Copy every line that mentions the word "Clone".

begin Supplied data

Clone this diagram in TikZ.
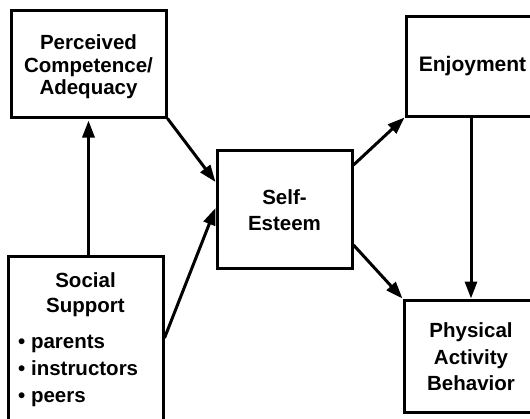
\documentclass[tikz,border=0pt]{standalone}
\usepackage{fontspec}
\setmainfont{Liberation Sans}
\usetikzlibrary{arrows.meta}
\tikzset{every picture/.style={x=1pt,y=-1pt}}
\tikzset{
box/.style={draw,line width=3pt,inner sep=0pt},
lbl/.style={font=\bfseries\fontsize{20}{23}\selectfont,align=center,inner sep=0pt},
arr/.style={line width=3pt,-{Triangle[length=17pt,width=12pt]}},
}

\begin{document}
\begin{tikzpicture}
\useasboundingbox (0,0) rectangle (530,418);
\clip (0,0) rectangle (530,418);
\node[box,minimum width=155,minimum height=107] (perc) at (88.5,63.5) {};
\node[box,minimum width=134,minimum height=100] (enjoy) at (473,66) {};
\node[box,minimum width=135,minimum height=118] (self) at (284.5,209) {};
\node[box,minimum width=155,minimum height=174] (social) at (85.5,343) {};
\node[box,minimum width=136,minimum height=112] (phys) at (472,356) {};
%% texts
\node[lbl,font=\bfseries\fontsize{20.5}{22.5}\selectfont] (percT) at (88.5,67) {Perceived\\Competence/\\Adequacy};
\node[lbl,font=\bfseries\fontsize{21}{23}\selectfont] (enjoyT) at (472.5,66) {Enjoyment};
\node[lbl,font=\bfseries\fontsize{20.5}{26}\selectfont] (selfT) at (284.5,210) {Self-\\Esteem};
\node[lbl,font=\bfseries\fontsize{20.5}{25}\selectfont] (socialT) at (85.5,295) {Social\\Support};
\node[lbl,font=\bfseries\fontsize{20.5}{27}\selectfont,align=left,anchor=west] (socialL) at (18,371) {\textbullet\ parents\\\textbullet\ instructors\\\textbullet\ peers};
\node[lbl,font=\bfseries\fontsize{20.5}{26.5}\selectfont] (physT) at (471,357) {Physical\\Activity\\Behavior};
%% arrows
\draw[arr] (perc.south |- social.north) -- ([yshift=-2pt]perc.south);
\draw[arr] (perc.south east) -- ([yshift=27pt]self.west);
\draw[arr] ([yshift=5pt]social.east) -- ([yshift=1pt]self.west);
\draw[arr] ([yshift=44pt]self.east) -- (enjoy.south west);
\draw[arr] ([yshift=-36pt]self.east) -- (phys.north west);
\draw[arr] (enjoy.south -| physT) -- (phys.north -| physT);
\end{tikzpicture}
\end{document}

end Supplied data
begin Supplied data

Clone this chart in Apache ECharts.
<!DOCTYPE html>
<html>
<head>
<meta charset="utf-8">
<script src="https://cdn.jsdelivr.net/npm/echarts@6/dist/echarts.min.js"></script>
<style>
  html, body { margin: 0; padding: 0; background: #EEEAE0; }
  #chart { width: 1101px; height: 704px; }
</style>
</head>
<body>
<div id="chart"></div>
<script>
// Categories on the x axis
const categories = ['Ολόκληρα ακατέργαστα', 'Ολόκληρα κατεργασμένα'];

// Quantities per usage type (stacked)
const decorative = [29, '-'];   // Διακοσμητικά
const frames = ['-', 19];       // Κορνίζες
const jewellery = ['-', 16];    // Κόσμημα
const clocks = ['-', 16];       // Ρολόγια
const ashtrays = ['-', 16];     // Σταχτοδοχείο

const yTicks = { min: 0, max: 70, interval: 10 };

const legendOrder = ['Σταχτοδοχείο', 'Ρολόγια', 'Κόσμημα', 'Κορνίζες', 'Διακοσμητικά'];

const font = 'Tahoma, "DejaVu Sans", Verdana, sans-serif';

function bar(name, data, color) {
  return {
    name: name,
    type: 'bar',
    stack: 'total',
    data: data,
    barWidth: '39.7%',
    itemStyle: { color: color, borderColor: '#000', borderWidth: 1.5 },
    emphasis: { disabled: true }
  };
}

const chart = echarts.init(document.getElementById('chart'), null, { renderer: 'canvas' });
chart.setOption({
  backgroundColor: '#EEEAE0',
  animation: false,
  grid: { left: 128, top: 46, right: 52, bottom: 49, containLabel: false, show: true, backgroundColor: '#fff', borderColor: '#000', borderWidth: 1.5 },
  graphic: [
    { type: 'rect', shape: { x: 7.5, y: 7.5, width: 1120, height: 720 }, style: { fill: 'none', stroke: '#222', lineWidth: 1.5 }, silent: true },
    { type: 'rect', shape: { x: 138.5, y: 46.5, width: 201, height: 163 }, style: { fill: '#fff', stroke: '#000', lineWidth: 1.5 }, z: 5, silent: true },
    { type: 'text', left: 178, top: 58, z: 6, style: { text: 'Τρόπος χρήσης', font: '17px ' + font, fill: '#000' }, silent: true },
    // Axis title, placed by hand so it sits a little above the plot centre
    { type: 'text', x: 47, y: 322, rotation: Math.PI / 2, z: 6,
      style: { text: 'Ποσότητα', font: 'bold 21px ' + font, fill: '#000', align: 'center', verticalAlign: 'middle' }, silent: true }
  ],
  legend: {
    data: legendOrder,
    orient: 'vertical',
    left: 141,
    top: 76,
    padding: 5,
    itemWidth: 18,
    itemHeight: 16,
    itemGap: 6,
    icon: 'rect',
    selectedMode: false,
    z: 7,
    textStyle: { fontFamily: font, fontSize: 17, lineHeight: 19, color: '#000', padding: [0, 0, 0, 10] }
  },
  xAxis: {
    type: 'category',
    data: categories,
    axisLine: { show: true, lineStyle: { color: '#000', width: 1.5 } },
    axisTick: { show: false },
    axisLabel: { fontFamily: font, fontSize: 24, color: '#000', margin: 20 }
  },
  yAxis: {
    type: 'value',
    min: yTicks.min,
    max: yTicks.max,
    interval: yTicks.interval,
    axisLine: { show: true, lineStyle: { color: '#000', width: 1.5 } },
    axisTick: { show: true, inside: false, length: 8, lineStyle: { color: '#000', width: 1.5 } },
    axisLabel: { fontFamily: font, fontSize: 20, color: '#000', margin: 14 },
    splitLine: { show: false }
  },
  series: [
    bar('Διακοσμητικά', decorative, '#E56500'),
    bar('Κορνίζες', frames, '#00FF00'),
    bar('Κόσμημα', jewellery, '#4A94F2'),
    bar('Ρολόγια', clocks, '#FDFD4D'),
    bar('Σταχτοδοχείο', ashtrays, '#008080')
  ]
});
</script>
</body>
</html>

end Supplied data

-- Result below --
Clone this diagram in TikZ.
Clone this chart in Apache ECharts.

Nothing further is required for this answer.